Mr. Emmanuel Nteziryayo the former Mayor of Mudasomwa, Commune in Gikongoro Prefecture is also part of the list. Nteziryayo is suspected to have assisted in the planning and implementation of massacres in areas where he had authority.
After arriving in the UK, he lived under a false name (Emmanuel Ndikumana) in Wythenshawe- Manchester claiming state benefits as an asylum seeker from Burundi.
Finally, Mr. Celestin Ugirashebuja, former Mayor of Kigoma Commune in Gitarama Prefecture is accused of having assisted in the planning and implementation of massacres in his commune.
Instead of protecting the Tutsi, Ugirashebuja tricked them and got them out of hiding and subsequently ordered their killing. After the Genocide, he fled to UK and settled in Walton-on-the-Naze, Essex.
On the eve of the latest hearing in this trial – November 27, 2016, Urumuri, an Umbrella Organization for the Survivors of Genocide against Tutsi in UK said that High Court in London should either extradite to Rwanda the Genocide fugitives who found safe haven in the country, or try them.
Speaking to members of Project Umubano, the UK Conservative Party Social Action project that concluded their mission in Rwanda on Saturday, Busingye expressed his hope that UK will end this era of giving the matter little importance.

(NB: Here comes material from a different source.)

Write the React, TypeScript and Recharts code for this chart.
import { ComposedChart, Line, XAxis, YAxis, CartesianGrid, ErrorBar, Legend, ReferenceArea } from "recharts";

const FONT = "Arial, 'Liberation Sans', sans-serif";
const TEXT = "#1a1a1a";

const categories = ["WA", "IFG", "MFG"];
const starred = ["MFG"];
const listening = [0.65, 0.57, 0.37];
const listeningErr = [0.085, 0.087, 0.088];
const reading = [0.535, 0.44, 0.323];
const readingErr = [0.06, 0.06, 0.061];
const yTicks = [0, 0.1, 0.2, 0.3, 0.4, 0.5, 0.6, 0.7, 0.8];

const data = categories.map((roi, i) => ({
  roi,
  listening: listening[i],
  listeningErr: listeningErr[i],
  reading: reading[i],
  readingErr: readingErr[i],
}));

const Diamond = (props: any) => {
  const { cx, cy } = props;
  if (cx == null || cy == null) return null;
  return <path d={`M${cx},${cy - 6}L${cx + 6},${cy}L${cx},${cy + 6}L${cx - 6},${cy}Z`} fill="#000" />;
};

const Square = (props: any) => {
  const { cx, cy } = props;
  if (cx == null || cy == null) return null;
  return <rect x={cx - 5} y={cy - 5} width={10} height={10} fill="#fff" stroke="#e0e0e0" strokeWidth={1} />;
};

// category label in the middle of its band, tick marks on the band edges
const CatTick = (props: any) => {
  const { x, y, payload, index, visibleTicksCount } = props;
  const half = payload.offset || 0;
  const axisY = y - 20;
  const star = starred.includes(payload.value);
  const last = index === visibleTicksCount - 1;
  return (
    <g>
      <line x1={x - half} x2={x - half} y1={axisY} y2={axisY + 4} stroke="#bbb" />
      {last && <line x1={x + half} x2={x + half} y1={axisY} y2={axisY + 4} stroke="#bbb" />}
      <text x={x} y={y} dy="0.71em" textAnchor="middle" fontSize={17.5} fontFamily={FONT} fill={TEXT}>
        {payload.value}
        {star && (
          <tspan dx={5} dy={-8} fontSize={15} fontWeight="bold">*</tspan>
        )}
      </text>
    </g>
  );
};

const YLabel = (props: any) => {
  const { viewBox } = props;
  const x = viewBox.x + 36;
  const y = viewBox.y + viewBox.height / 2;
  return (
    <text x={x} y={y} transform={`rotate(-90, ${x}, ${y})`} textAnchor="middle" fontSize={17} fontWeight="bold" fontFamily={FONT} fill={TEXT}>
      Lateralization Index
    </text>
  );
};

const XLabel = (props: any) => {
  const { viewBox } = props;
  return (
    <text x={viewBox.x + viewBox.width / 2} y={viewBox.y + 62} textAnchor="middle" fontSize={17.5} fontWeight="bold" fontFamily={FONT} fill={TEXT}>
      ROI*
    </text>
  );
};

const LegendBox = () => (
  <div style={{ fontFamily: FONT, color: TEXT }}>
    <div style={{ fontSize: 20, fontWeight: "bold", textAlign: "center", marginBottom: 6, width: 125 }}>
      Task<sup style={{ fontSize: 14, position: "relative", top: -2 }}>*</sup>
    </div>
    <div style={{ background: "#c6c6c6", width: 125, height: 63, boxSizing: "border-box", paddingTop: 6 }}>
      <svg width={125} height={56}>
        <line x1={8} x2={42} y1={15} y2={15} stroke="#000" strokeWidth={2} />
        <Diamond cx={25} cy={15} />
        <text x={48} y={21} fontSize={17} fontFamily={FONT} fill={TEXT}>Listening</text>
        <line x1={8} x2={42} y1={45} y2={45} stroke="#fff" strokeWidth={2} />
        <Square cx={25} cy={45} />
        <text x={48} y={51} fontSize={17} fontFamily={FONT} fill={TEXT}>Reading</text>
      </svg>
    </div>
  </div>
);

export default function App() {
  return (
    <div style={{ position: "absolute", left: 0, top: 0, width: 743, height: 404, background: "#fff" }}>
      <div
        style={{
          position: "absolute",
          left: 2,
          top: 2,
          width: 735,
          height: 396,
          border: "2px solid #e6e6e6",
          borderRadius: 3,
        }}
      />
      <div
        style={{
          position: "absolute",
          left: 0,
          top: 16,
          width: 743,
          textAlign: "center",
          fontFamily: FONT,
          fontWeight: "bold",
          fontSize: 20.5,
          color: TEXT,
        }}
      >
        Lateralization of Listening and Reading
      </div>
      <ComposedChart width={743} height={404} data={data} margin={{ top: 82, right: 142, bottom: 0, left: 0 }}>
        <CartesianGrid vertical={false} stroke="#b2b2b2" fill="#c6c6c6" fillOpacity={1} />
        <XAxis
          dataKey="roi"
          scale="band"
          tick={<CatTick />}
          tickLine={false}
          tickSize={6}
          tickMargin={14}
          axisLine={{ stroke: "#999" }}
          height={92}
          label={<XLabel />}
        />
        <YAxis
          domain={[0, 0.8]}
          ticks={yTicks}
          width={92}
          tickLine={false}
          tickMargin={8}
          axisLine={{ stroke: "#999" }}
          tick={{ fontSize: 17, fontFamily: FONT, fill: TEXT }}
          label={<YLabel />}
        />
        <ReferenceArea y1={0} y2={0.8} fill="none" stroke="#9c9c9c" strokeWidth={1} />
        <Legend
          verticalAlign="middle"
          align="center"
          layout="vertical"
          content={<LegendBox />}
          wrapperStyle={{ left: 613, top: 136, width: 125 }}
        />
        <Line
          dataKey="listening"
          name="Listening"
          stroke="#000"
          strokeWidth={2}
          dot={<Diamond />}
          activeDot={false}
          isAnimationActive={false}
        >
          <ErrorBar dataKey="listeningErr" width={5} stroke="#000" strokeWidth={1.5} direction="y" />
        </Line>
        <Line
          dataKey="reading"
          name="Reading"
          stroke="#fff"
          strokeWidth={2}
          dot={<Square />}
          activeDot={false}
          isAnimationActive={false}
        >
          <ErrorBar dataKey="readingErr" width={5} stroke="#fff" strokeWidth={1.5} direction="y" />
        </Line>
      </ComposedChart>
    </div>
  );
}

“We trust in British justice, we continue to hope that one day these Genocide suspects will come in Rwanda and stand trial,” Busingye said.
Since 2007, UK’s conservative party and Rwanda established a partnership ‘Umubano Project’ that focuses on political benefits between the two countries.

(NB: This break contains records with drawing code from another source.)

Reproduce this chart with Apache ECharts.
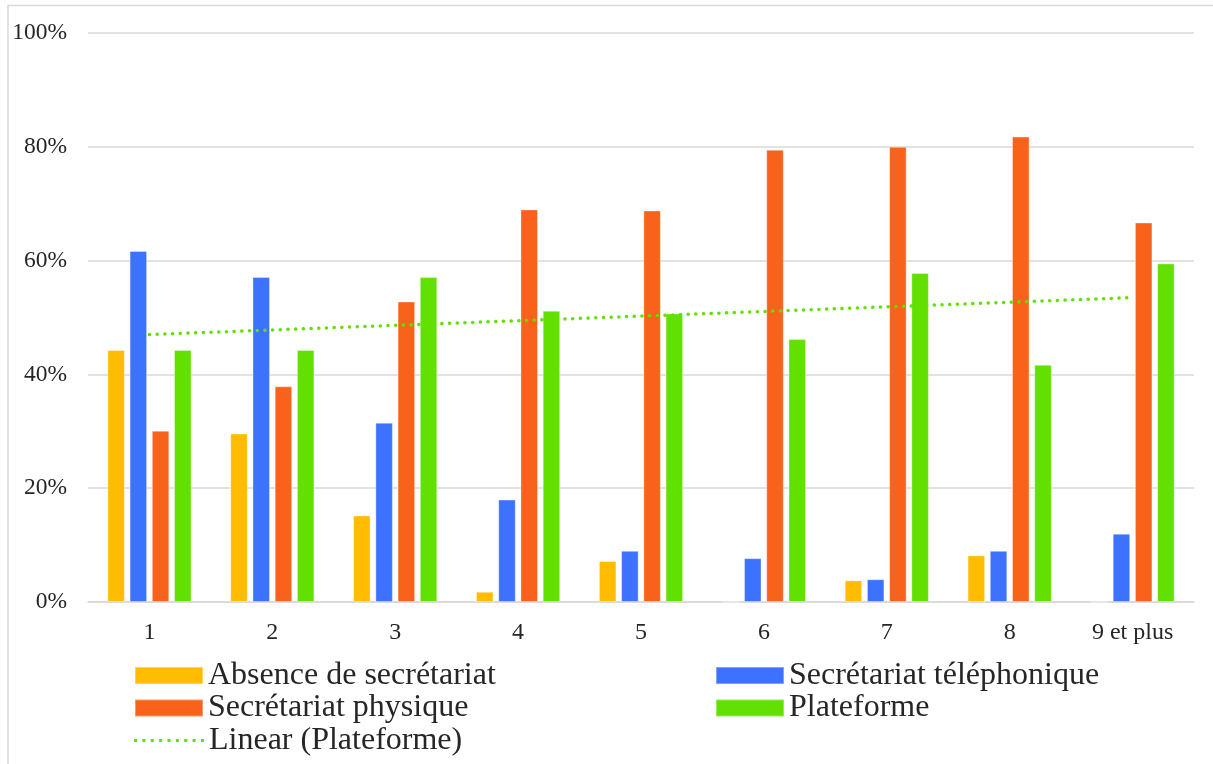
<!DOCTYPE html>
<html>
<head>
<meta charset="utf-8">
<script src="https://cdn.jsdelivr.net/npm/echarts@6/dist/echarts.min.js"></script>
<style>
html,body{margin:0;padding:0;background:#fff;}
#chart{width:1213px;height:764px;}
</style>
</head>
<body>
<div id="chart"></div>
<script>
const categories = ['1', '2', '3', '4', '5', '6', '7', '8', '9 et plus'];
const absence = [44.3, 29.6, 15.2, 1.8, 7.2, 0, 3.8, 8.2, 0];
const telephonique = [61.7, 57.1, 31.5, 18.0, 9.0, 7.7, 4.0, 9.0, 12.0];
const physique = [30.1, 37.9, 52.8, 69.0, 68.8, 79.5, 80.0, 81.8, 66.7];
const plateforme = [44.3, 44.3, 57.1, 51.2, 50.7, 46.2, 57.8, 41.7, 59.5];
// trendline endpoints (first and last category)
const trendline = [47.0, null, null, null, null, null, null, null, 53.5];
const yTicks = [0, 20, 40, 60, 80, 100];

const FONT = '"Liberation Serif", "Times New Roman", serif';
const TXT = '#262626';

const chart = echarts.init(document.getElementById('chart'), null, {renderer: 'canvas'});

function bar(name, data, color) {
  return {
    name: name, type: 'bar', data: data,
    barWidth: 17.5, barGap: '27%',
    itemStyle: {color: color, borderColor: 'rgba(255,255,255,0.35)', borderWidth: 1},
    emphasis: {disabled: true}
  };
}

// dotted legend icon: 9 small dots
let dotPath = 'path://';
for (let i = 0; i < 9; i++) {
  const x = i * 8.2;
  dotPath += 'M' + x + ',0h3v3h-3z';
}

function leg(name, left, top, icon, w, h) {
  return {
    orient: 'horizontal', left: left, top: top, padding: 0,
    itemWidth: w || 68, itemHeight: h || 17, itemGap: 0,
    selectedMode: false,
    textStyle: {color: TXT, fontFamily: FONT, fontSize: 32, lineHeight: 33},
    data: [{name: name, icon: icon || 'rect'}]
  };
}

chart.setOption({
  animation: false,
  backgroundColor: '#fff',
  graphic: [{
    type: 'rect', x: 8, y: 5.5, z: -1, silent: true,
    shape: {width: 1230, height: 780},
    style: {fill: 'none', stroke: '#D9D9D9', lineWidth: 1.5}
  }],
  grid: {left: 88, right: 19, top: 33, bottom: 162, containLabel: false},
  xAxis: {
    type: 'category', data: categories,
    axisLine: {lineStyle: {color: '#D9D9D9', width: 1.5}},
    axisTick: {show: false},
    axisLabel: {color: TXT, fontFamily: FONT, fontSize: 24, margin: 19}
  },
  yAxis: {
    type: 'value', min: 0, max: 100, interval: 20,
    axisLine: {show: false}, axisTick: {show: false},
    splitLine: {lineStyle: {color: '#D9D9D9', width: 1.5}},
    axisLabel: {color: TXT, fontFamily: FONT, fontSize: 23.5, margin: 21,
      formatter: function (v) { return yTicks.indexOf(v) >= 0 ? v + '%' : ''; }}
  },
  legend: [
    leg('Absence de secrétariat', 134, 659),
    leg('Secrétariat téléphonique', 715, 659),
    leg('Secrétariat physique', 134, 691.5),
    leg('Plateforme', 715, 691.5),
    leg('Linear (Plateforme)', 134, 724, dotPath, 70, 3.5)
  ],
  series: [
    bar('Absence de secrétariat', absence, '#FFBC00'),
    bar('Secrétariat téléphonique', telephonique, '#3D71FF'),
    bar('Secrétariat physique', physique, '#F8621A'),
    bar('Plateforme', plateforme, '#62E000'),
    {
      name: 'Linear (Plateforme)', type: 'line', data: trendline,
      connectNulls: true, symbol: 'none', z: 5,
      lineStyle: {color: '#62E000', width: 3.5, type: [0.1, 7.6], cap: 'round'},
      itemStyle: {color: '#62E000'},
      emphasis: {disabled: true}
    }
  ]
});
</script>
</body>
</html>
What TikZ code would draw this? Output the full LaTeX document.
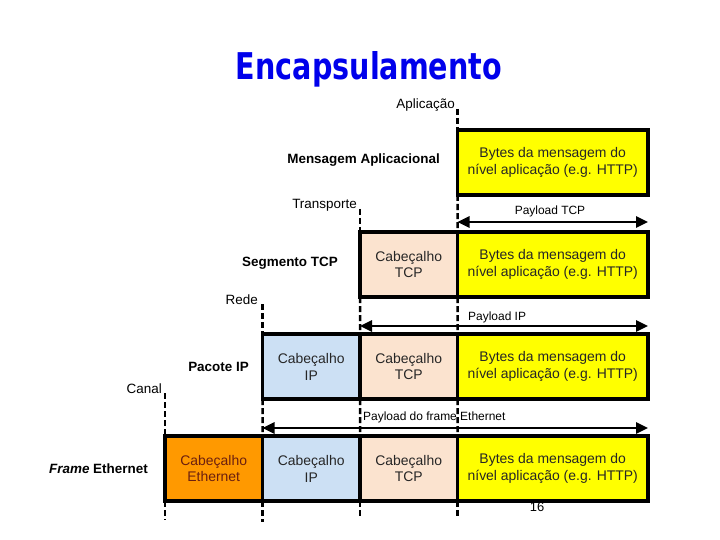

Later on, the partnership widened to social activities.
The members on Saturday visited the Kigali Genocide memorial centre where they made a declaration against genocide and identity-based violence.
Holocaust Survivor Susan Pollack 86, also shared her testimony alongside Tutsi Genocide survivor.
Pollack shared the antisemism experiences she faced with her family before the Holocaust as many other Jews in Hungary.
“More than 50 of my relatives had been killed. I was left with nothing – no family, no education but I decided to be resilient,” Pollack said.
“I comfort those of you who lost their beloved during the Genocide, I know what it feels like to lose your family.
Busingye said, that the Genocide against the Tutsi and Holocaust were not just accidents, they were planned and implemented.